• _Instructions for the task_
Pull every line that holds the word "with" from the entries.

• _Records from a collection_
▬▬▬
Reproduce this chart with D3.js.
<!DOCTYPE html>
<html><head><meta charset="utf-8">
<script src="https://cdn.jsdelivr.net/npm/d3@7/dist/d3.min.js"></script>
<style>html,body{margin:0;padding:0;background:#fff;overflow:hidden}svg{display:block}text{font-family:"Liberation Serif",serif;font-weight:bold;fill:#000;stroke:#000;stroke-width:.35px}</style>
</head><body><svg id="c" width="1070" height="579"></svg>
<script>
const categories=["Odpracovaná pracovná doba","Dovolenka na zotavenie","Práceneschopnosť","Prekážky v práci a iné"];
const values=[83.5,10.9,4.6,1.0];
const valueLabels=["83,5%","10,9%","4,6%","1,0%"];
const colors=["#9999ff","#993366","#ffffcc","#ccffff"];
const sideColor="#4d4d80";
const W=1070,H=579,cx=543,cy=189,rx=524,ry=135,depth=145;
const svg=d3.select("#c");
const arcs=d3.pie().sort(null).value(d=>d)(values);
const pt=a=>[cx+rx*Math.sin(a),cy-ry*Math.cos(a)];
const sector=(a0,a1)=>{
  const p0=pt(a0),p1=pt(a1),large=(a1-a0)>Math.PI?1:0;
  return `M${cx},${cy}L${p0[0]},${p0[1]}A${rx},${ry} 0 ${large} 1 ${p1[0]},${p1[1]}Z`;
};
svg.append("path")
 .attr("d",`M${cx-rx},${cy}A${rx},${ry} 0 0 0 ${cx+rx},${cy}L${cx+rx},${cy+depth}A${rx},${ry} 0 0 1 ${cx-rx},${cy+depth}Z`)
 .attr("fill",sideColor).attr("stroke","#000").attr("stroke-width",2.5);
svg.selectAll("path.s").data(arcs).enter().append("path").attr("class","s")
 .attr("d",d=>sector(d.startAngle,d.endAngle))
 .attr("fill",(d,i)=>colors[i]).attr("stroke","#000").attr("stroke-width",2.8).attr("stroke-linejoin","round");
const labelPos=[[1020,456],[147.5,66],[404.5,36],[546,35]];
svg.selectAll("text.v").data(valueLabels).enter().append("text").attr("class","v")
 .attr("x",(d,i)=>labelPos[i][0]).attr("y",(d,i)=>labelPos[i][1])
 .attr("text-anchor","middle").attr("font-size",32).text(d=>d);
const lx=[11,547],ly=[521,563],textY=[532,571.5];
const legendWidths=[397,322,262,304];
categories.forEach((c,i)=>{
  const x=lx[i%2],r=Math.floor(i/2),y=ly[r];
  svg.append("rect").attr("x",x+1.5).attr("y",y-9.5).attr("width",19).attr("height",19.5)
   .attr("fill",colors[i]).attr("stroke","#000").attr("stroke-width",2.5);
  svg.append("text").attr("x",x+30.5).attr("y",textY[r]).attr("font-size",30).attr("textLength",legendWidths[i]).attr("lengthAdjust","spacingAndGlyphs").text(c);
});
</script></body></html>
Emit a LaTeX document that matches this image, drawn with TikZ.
▬▬▬
• _Finished task_
Reproduce this chart with D3.js.
Emit a LaTeX document that matches this image, drawn with TikZ.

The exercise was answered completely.